Digital assets & trusts: don’t leave your heirs locked out

In today’s digital-first world your financial and personal life can be integrated across devices, apps, and online platforms. Yet most traditional estate plans still focus on physical property and bank accounts — leaving heirs struggling to access critical accounts, photos, crypto, and more. Digital assets estate planning ensures your loved ones can legally and securely step in when needed, without violating criminal and privacy laws, or being locked out by forgotten credentials.

From your password manager and mobile device access to crypto custody, NFTs, cloud storage, and even social media memorialization settings, every digital asset needs deliberate planning. At California Living Trusts, we help clients seamlessly weave these modern considerations into a legally sound trust or estate plan that protects both data and legacy.

Building access the right way

The cornerstone of digital readiness is crafting your estate plan with clear, legally enforceable fiduciary access language.

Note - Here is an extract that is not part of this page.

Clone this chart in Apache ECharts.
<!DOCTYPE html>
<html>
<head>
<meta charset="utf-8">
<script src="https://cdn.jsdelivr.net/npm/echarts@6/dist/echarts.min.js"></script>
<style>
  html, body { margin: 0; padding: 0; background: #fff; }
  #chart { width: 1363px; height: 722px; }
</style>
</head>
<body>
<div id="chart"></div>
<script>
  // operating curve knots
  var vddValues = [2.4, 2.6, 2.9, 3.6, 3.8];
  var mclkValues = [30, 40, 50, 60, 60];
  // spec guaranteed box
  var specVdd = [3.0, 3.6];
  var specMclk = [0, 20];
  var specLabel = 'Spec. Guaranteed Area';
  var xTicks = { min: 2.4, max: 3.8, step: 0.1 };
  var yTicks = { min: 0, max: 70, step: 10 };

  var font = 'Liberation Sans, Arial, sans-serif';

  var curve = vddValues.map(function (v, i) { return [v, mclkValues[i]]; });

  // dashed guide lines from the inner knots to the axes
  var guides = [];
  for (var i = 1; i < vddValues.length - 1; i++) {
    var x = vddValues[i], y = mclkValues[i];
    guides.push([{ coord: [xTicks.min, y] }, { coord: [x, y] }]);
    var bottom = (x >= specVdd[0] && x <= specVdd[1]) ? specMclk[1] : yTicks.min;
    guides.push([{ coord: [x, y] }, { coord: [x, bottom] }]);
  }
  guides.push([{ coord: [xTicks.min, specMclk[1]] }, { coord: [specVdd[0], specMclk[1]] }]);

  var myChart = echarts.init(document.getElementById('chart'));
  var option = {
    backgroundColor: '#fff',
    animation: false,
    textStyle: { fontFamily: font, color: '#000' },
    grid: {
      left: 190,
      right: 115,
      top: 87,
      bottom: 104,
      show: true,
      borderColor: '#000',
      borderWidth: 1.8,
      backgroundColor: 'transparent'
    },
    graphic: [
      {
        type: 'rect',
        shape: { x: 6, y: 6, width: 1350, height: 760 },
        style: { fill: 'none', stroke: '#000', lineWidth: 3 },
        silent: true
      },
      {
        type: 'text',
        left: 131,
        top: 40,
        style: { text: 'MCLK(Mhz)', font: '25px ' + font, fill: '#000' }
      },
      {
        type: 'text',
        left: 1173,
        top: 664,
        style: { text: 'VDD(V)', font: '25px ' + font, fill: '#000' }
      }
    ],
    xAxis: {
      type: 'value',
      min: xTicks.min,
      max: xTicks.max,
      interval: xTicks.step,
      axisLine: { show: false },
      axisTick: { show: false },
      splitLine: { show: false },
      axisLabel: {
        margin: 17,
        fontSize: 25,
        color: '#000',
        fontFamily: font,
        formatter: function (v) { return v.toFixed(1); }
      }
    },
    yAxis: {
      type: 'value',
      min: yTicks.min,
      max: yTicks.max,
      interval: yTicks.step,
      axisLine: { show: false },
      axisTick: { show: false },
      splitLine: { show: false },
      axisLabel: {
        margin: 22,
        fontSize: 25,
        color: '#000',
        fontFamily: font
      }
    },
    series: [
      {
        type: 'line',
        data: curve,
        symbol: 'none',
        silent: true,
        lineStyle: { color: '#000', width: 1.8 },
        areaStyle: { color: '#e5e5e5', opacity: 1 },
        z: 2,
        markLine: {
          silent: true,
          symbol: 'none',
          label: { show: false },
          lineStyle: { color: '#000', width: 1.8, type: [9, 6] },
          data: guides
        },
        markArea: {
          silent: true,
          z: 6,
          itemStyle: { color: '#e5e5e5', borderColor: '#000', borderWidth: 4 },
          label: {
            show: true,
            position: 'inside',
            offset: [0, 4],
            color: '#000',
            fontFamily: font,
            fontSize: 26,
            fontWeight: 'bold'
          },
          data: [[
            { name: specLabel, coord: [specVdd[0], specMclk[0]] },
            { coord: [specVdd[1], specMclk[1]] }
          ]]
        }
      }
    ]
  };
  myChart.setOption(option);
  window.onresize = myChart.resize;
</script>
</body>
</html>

Without it, even a well-intentioned spouse or child may be blocked by federal privacy laws, platform terms of service, and authentication barriers.

A well-structured trust or will designates a digital executor: someone authorized to manage your online accounts, digital property, and electronic records. To support that executor, you should maintain organized records and inventory templates that outline your digital footprint: crypto wallets, accounts used in online betting, photos and videos, domain names, blog content, transferable rewards programs, online video channels, online gaming avatars, digital rights to artworks, and more.

Modern authentication adds another layer of complexity. Many accounts rely on two-factor auth via text, app, or biometrics. Your estate plan should note where 2FA codes are generated and who can access them. Physical hardware keys — often used for securing high-value accounts — must also be referenced, stored safely, and retrievable by your fiduciary.

With proper planning, digital access transitions from a technical maze to a smooth, secure process for your heirs.

Practical security steps

It is important to understand that strong security and good estate planning are not mutually exclusive. The ultimate goal is to protect your accounts today without creating roadblocks tomorrow.

Start by securing sensitive information in encrypted vaults or password managers that allow transfer of access upon incapacity or death. Maintain backups for essential devices, files, and authentication apps to prevent single-point failures.

For cryptocurrency and NFTs, proper seed phrase storage is critical: losing a seed phrase can permanently destroy access to digital wealth. The same applies to private keys, hardware wallets, and cold-storage solutions. Your trust documents should outline beneficiary instructions for accessing and transferring these assets correctly.

The digital side of life tends to evolve quickly, along with electronic devices and online tools made available. So, when should you remember to review your estate plan? Updating after device change is key, as well as when you finish setting up new accounts, new phones, or new security methods. A one-time setup isn’t enough; consistent updates will make certain your executor always has a complete map to pass on your legacy.